GUANTANAMO BAY NAVAL BASE, Cuba – At the detainee library recently, the Army captain in charge divulged that he had ordered Season 4 of "Desperate Housewives" after a detainee wrecked the collection's DVDs of Seasons 1 through 3.
During the monthly tour for the media, the man who serves as warden explained. The destructive detainee was a fan of the show and "disappointed that the new ones hadn't come in," said Army Col. Stephen Gabavics.
This was the last visit by journalists at the Detention Center Zone before the presidential election, and the leadership offered a finely honed message of full support for this commander in chief's 2009 closure order, while preparing for prison life after President Obama leaves office.
And acquiring Season 4 of "Desperate Housewives" for the 35,000-item detainee lending library is the least of it.
The skeletal structure of a $12.4 million dining hall — for the exclusive use of hundreds of staff assigned to the prison that today holds 60 captives — is rising not far from the commander's eavesdrop- and hurricane-proof headquarters that opened in 2004 at a cost of $13.5 million. Elsewhere, contractors are remodeling a cellblock at an empty state-of-the-art, 100-cell prison building, Camp 5, which will become a new, $8.4 million health clinic and psychiatric ward.
"We are planning for closure. That's the direction we're given," the Detention Center Zone commander, Rear Adm.
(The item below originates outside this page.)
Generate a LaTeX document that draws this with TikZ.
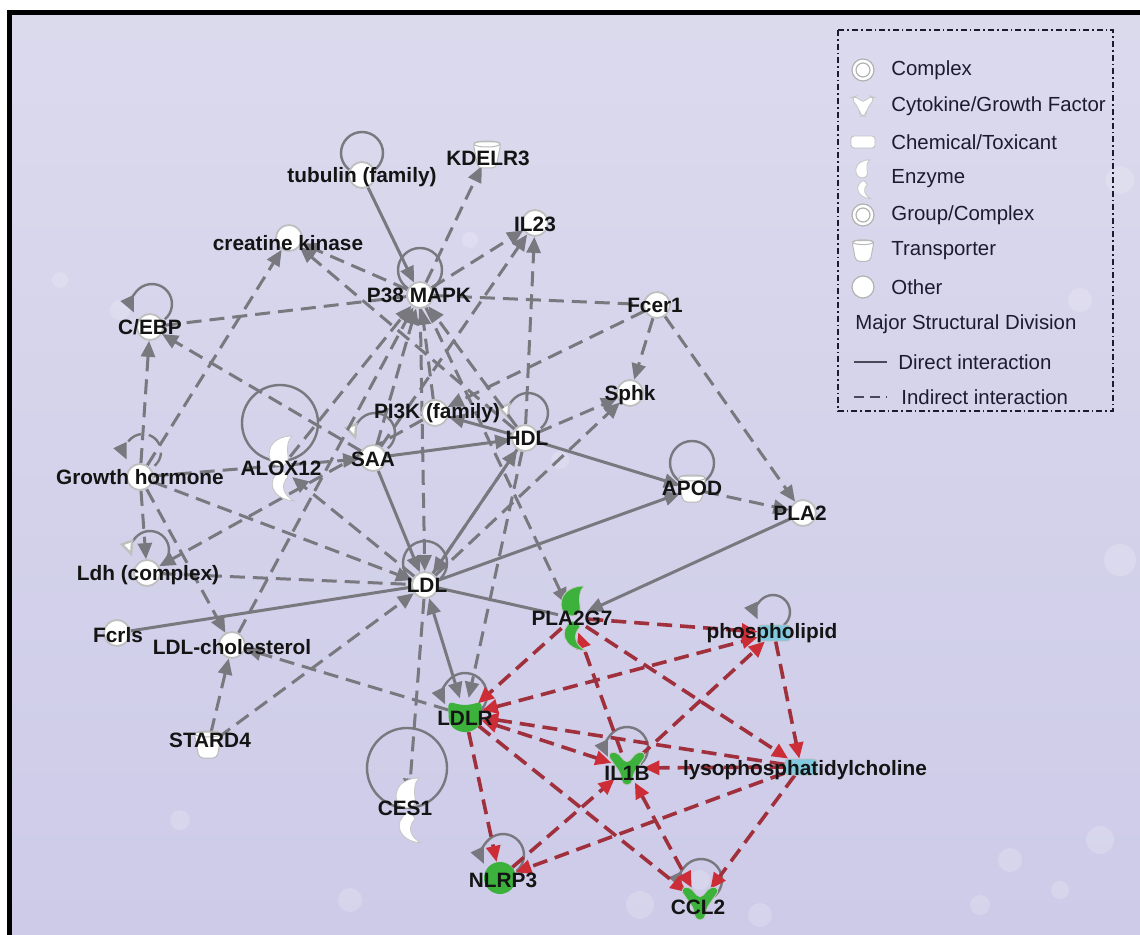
\documentclass[tikz,border=0pt]{standalone}
\usepackage{fontspec}
\setmainfont{Liberation Sans}
\usetikzlibrary{arrows.meta}
\pgfdeclarelayer{bg}
\pgfdeclarelayer{edges}
\pgfsetlayers{bg,edges,main}
\definecolor{gline}{RGB}{120,120,126}
\definecolor{rline}{RGB}{160,48,60}
\definecolor{rtip}{RGB}{205,45,55}
\definecolor{ngreen}{RGB}{60,178,60}
\definecolor{ncyan}{RGB}{130,200,222}
\definecolor{legtxt}{RGB}{28,28,48}
\definecolor{bgtop}{RGB}{219,218,237}
\definecolor{bgmid}{RGB}{198,196,227}
\definecolor{bgbot}{RGB}{205,203,232}
\tikzset{
 pics/enzyme/.style={code={
   \path[fill=#1,draw=gray!45,line width=0.4pt] (-1,-2) .. controls (-15,-2) and (-15,-22) .. (-4,-28) .. controls (1,-31) and (6,-32) .. (11,-32) .. controls (6,-27) and (6,-20) .. (7,-12) .. controls (8,-5) and (4,-2) .. (-1,-2) -- cycle;
   \path[fill=#1,draw=gray!45,line width=0.4pt] (-1,3) .. controls (-15,12) and (-10,31) .. (13,33) .. controls (2,27) and (-1,17) .. (7,9) .. controls (5,4) and (2,3) .. (-1,3) -- cycle;
 }},
 pics/cytokine/.style={code={
   \path[fill=#1,draw=gray!45,line width=0.4pt,rounded corners=2.5pt] (-20,-14) -- (-11,-17) -- (0,-4) -- (11,-17) -- (20,-14) -- (6,6) -- (5,17) -- (-5,17) -- (-6,6) -- cycle;
 }},
 pics/transporter/.style={code={
   \path[fill=white,draw=gray!55,line width=0.5pt,rounded corners=2pt] (-14,-13) -- (14,-13) -- (9,13) -- (-9,13) -- cycle;
   \draw[gray!55,line width=0.5pt] (0,-11) ellipse[x radius=13,y radius=3];
 }},
 pics/receptor/.style={code={
   \path[fill=#1,rounded corners=3pt] (-17,-14) -- (-6,-10) -- (6,-10) -- (17,-14) -- (16,9) -- (7,17) -- (-7,17) -- (-16,9) -- cycle;
 }},
 pics/chem/.style={code={
   \path[fill=#1,draw=gray!50,line width=0.4pt,rounded corners=1.5pt] (-16,-8) rectangle (16,8);
 }},
}
\begin{document}
\begin{tikzpicture}[x=0.5pt,y=-0.5pt,
  oth/.style={circle,minimum size=13pt,inner sep=0pt,fill=white,draw=gray!50,line width=0.9pt},
  hub/.style={circle,minimum size=#1,inner sep=0pt},
  lab/.style={font=\bfseries\fontsize{10.4}{12}\selectfont,text=black!92,inner sep=0pt},
  leg/.style={font=\fontsize{10.2}{12}\selectfont,text=legtxt,anchor=west,inner sep=0pt},
  gs/.style={draw=gline,line width=1.5pt},
  gd/.style={draw=gline,line width=1.5pt,dash pattern=on 7.5pt off 4pt},
  rd/.style={draw=rline,line width=1.8pt,dash pattern=on 7.5pt off 4pt},
  lp/.style={draw=gline,line width=1.2pt},
  gto/.style={-{Triangle[length=8pt,width=7pt]}},
  gboth/.style={{Triangle[length=8pt,width=7pt]}-{Triangle[length=8pt,width=7pt]}},
  rto/.style={-{Triangle[length=8pt,width=7pt,color=rtip]}},
  rboth/.style={{Triangle[length=8pt,width=7pt,color=rtip]}-{Triangle[length=8pt,width=7pt,color=rtip]}},
  wto/.style={-{Triangle[length=8pt,width=7pt,color=gray!50,fill=white]}},
]
\useasboundingbox (0,0) rectangle (1140,935);
% background
\begin{pgfonlayer}{bg}
\fill[white] (0,0) rectangle (1140,935);
\shade[top color=bgtop,middle color=bgmid,bottom color=bgbot] (10,12) rectangle (1140,935);
\foreach \bx/\by/\br in {640/905/14,700/880/10,760/915/12,1010/860/12,1060/890/9,1100/840/14,980/905/10,1120/560/16,1080/300/12,1120/180/14,560/460/9,470/240/8,120/310/10,60/280/8,180/820/10,350/900/12}
  {\fill[white,opacity=0.18] (\bx,\by) circle[radius=\br];}
\draw[line width=2.6pt] (9.5,935) -- (9.5,12.5) -- (1140,12.5);
\end{pgfonlayer}

% glyph nodes
\node[oth] (tub) at (362,175) {};
\node[hub=12pt] (kdel) at (487,155) {};
\node[oth] (il23) at (535,223) {};
\node[oth] (ck) at (289,238) {};
\node[oth] (p38) at (420,295) {};
\node[oth] (cebp) at (150,327) {};
\node[oth] (fcer) at (657,305) {};
\node[oth] (sphk) at (630,393) {};
\node[oth] (pi3k) at (435,413) {};
\node[oth] (hdl) at (525,438) {};
\node[oth] (saa) at (373,458) {};
\node[hub=14pt] (alox) at (281,468) {};
\node[oth] (gh) at (140,477) {};
\node[hub=12pt] (apod) at (692,489) {};
\node[oth] (pla2) at (803,513) {};
\node[oth] (ldh) at (147,573) {};
\node[oth] (ldl) at (425,585) {};
\node[oth] (fcrls) at (117,633) {};
\node[oth] (ldlc) at (232,645) {};
\node[hub=15pt] (pla2g7) at (573,618) {};
\node[rectangle,minimum width=16pt,minimum height=8pt,inner sep=0pt] (phos) at (774,633) {};
\node[hub=17pt] (ldlr) at (465,715) {};
\node[hub=12pt] (stard4) at (208,745) {};
\node[hub=16pt] (il1b) at (627,768) {};
\node[rectangle,minimum width=16pt,minimum height=8pt,inner sep=0pt] (lyso) at (801,767) {};
\node[hub=15pt] (ces1) at (408,810) {};
\node[circle,minimum size=16pt,inner sep=0pt,fill=ngreen] (nlrp3) at (500,878) {};
\node[hub=17pt] (ccl2) at (700,903) {};

\pic at (kdel) {transporter};
\pic at (apod) {transporter};
\pic at (stard4) {transporter};
\pic at (alox) {enzyme=white};
\pic at (ces1) {enzyme=white};
\pic at (pla2g7) {enzyme=ngreen};
\pic at (phos) {chem=ncyan};
\pic at (lyso) {chem=ncyan};
\pic at (ldlr) {receptor=ngreen};
\pic at (il1b) {cytokine=ngreen};
\pic at (ccl2) {cytokine=ngreen};

\begin{pgfonlayer}{edges}
% self loops
\draw[lp] (362,153) circle[radius=21];
\draw[lp] (420,270) circle[radius=22];
\draw[lp,gto] ([shift={(50:20)}]152,304) arc[start angle=50,end angle=-205,radius=20];
\draw[lp,wto] ([shift={(50:20)}]375,433) arc[start angle=50,end angle=-200,radius=20];
\draw[lp,wto] ([shift={(50:20)}]528,413) arc[start angle=50,end angle=-200,radius=20];
\draw[lp] (280,423) circle[radius=38];
\draw[gd,line width=1.2pt,gto] ([shift={(50:18)}]143,452) arc[start angle=50,end angle=-205,radius=18];
\draw[lp,wto] ([shift={(50:19)}]150,550) arc[start angle=50,end angle=-200,radius=19];
\draw[lp] (425,563) circle[radius=22];
\draw[lp] (692,463) circle[radius=22];
\draw[lp,gto] ([shift={(50:17)}]773,612) arc[start angle=50,end angle=-205,radius=17];
\draw[lp,gto] ([shift={(50:22)}]465,695) arc[start angle=50,end angle=-205,radius=22];
\draw[lp,gto] ([shift={(50:21)}]627,748) arc[start angle=50,end angle=-205,radius=21];
\draw[lp,gto] ([shift={(50:21)}]503,855) arc[start angle=50,end angle=-205,radius=21];
\draw[lp,gto] ([shift={(50:21)}]701,880) arc[start angle=50,end angle=-205,radius=21];
\draw[lp] (407,768) circle[radius=40];
% grey direct
\draw[gs,gto] (tub) -- (p38);
\draw[gs,gto] (saa) -- (hdl);
\draw[gs,gto] (saa) -- (ldl);
\draw[gs] (fcrls) -- (ldl);
\draw[gs,gto] (ldl) -- (apod);
\draw[gs,gto] (hdl) -- (apod);
\draw[gs,gto] (ldl) -- (hdl);
\draw[gs,gto] (hdl) -- (pi3k);
\draw[gs,gboth] (ldl) -- (ldlr);
\draw[gs] (ldl) -- (pla2g7);
\draw[gs,gto] (pla2) -- (pla2g7);
% grey indirect
\draw[gd,gto] (p38) -- (kdel);
\draw[gd,gto] (p38) -- (il23);
\draw[gd,gto] (p38) -- (ck);
\draw[gd,gto] (hdl) -- (ck);
\draw[gd] (cebp) -- (p38);
\draw[gd] (p38) -- (fcer);
\draw[gd,gto] (fcer) -- (sphk);
\draw[gd,gto] (fcer) -- (pi3k);
\draw[gd,gto] (fcer) -- (pla2);
\draw[gd,gto] (hdl) -- (sphk);
\draw[gd,gto] (ldl) -- (sphk);
\draw[gd,gto] (p38) -- (ldl);
\draw[gd,gto] (ldl) -- (ces1);
\draw[gd,gto] (gh) -- (cebp);
\draw[gd,gto] (gh) -- (ck);
\draw[gd,gto] (gh) -- (saa);
\draw[gd,gto] (gh) -- (ldl);
\draw[gd,gto] (gh) -- (ldh);
\draw[gd,gto] (gh) -- (ldlc);
\draw[gd,gto] (saa) -- (cebp);
\draw[gd,gto] (pi3k) -- (ldh);
\draw[gd,gto] (ldl) -- (alox);
\draw[gd] (ldh) -- (ldl);
\draw[gd,gto] (ldlr) -- (ldlc);
\draw[gd,gto] (stard4) -- (ldlc);
\draw[gd,gto] (stard4) -- (ldl);
\draw[gd,gto] (ldlc) -- (p38);
\draw[gd,gto] (alox) -- (p38);
\draw[gd,gto] (saa) -- (p38);
\draw[gd,gto] (pi3k) -- (p38);
\draw[gd,gto] (hdl) -- (p38);
\draw[gd,gto] (hdl) -- (il23);
\draw[gd,gto] (saa) -- (il23);
\draw[gd,gto] (hdl) -- (ldl);
\draw[gd,gto] (hdl) -- (ldlr);
\draw[gd,gto] (p38) -- (pla2g7);
\draw[gd,gto] (apod) -- (pla2);
% red indirect
\draw[rd,rto] (pla2g7) -- (ldlr);
\draw[rd,rto] (pla2g7) -- (phos);
\draw[rd,rto] (pla2g7) -- (lyso);
\draw[rd,rto] (il1b) -- (pla2g7);
\draw[rd,rboth] (ldlr) -- (phos);
\draw[rd,rto] (phos) -- (lyso);
\draw[rd,rto] (il1b) -- (phos);
\draw[rd,rto] (lyso) -- (ldlr);
\draw[rd,rto] (lyso) -- (il1b);
\draw[rd,rboth] (ldlr) -- (il1b);
\draw[rd,rto] (ldlr) -- (nlrp3);
\draw[rd,rto] (ldlr) -- (ccl2);
\draw[rd,rto] (nlrp3) -- (il1b);
\draw[rd,rto] (lyso) -- (nlrp3);
\draw[rd,rboth] (il1b) -- (ccl2);
\draw[rd,rto] (lyso) -- (ccl2);
\end{pgfonlayer}

% labels
\node[lab] (tub-l) at (362,177) {tubulin (family)};
\node[lab] (kdel-l) at (488,158) {KDELR3};
\node[lab] (il23-l) at (535,224) {IL23};
\node[lab] (ck-l) at (288,243) {creatine kinase};
\node[lab] (p38-l) at (419,295) {P38 MAPK};
\node[lab] (cebp-l) at (150,327) {C/EBP};
\node[lab] (fcer-l) at (655,305) {Fcer1};
\node[lab] (sphk-l) at (630,395) {Sphk};
\node[lab] (pi3k-l) at (437,413) {PI3K (family)};
\node[lab] (hdl-l) at (527,438) {HDL};
\node[lab] (saa-l) at (373,459) {SAA};
\node[lab] (alox-l) at (281,468) {ALOX12};
\node[lab] (gh-l) at (140,477) {Growth hormone};
\node[lab] (apod-l) at (692,488) {APOD};
\node[lab] (pla2-l) at (800,513) {PLA2};
\node[lab] (ldh-l) at (148,575) {Ldh (complex)};
\node[lab] (ldl-l) at (427,585) {LDL};
\node[lab] (fcrls-l) at (118,635) {Fcrls};
\node[lab] (ldlc-l) at (232,647) {LDL-cholesterol};
\node[lab] (pla2g7-l) at (572,618) {PLA2G7};
\node[lab] (phos-l) at (772,633) {phospholipid};
\node[lab] (ldlr-l) at (465,718) {LDLR};
\node[lab] (stard4-l) at (210,740) {STARD4};
\node[lab] (il1b-l) at (627,773) {IL1B};
\node[lab] (lyso-l) at (805,770) {lysophosphatidylcholine};
\node[lab] (ces1-l) at (405,808) {CES1};
\node[lab] (nlrp3-l) at (503,880) {NLRP3};
\node[lab] (ccl2-l) at (698,907) {CCL2};

% legend
\draw[legtxt,line width=0.6pt,dash pattern=on 3pt off 1.5pt on 0.8pt off 1.5pt] (838,30) rectangle (1113,411);
\draw[gray!60,fill=white,line width=0.6pt] (863,70) circle[radius=11];
\draw[gray!60,line width=0.6pt] (863,70) circle[radius=7];
\pic[scale=0.6] at (863,106) {cytokine=white};
\pic[scale=0.75] at (863,142) {chem=white};
\pic[scale=0.6] at (863,179) {enzyme=white};
\draw[gray!60,fill=white,line width=0.6pt] (863,215) circle[radius=11];
\draw[gray!60,line width=0.6pt] (863,215) circle[radius=7];
\pic[scale=0.8] at (863,251) {transporter};
\draw[gray!60,fill=white,line width=0.6pt] (863,287) circle[radius=11];
\node[leg] (lg1) at (891,70) {Complex};
\node[leg] (lg2) at (891,106) {Cytokine/Growth Factor};
\node[leg] (lg3) at (891,142) {Chemical/Toxicant};
\node[leg] (lg4) at (891,179) {Enzyme};
\node[leg] (lg5) at (891,215) {Group/Complex};
\node[leg] (lg6) at (891,251) {Transporter};
\node[leg] (lg7) at (891,287) {Other};
\node[leg] (lg8) at (855,324) {Major Structural Division};
\coordinate (dl1) at (854,362);
\coordinate (dl2) at (887,362);
\draw[legtxt!80,line width=1.1pt] (dl1) -- (dl2);
\node[leg] (lg9) at (898,362) {Direct interaction};
\coordinate (il1) at (854,397);
\coordinate (il2) at (887,397);
\draw[legtxt!80,line width=1.1pt,dash pattern=on 5pt off 3pt] (il1) -- (il2);
\node[leg] (lg10) at (901,397) {Indirect interaction};
\end{tikzpicture}
\end{document}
Peter Clarke, told five reporters representing news outlets from China, Germany, Spain, Tennessee and Miami the morning after he was the featured speaker at the base Navy Ball. But he also made a pitch to build new barracks even as he plans to cut three Military Police Companies from his guard force by year's end, shrinking his staff to 1,600. "I think it's my professional responsibility to continue to look at what we can, should and must do if we're going to be here for an extended period of time," Clarke said. Without prodding, he noted that his staff envisions detention operations "10 years from now."
The commander's cultural adviser, a Jordanian-American Muslim man known to the captives as Zaki, said that the detainees were more interested in the presidential campaign than the World Series.
But nobody on the tour would hazard a guess on who the 60 foreign captives from 13 nations favor.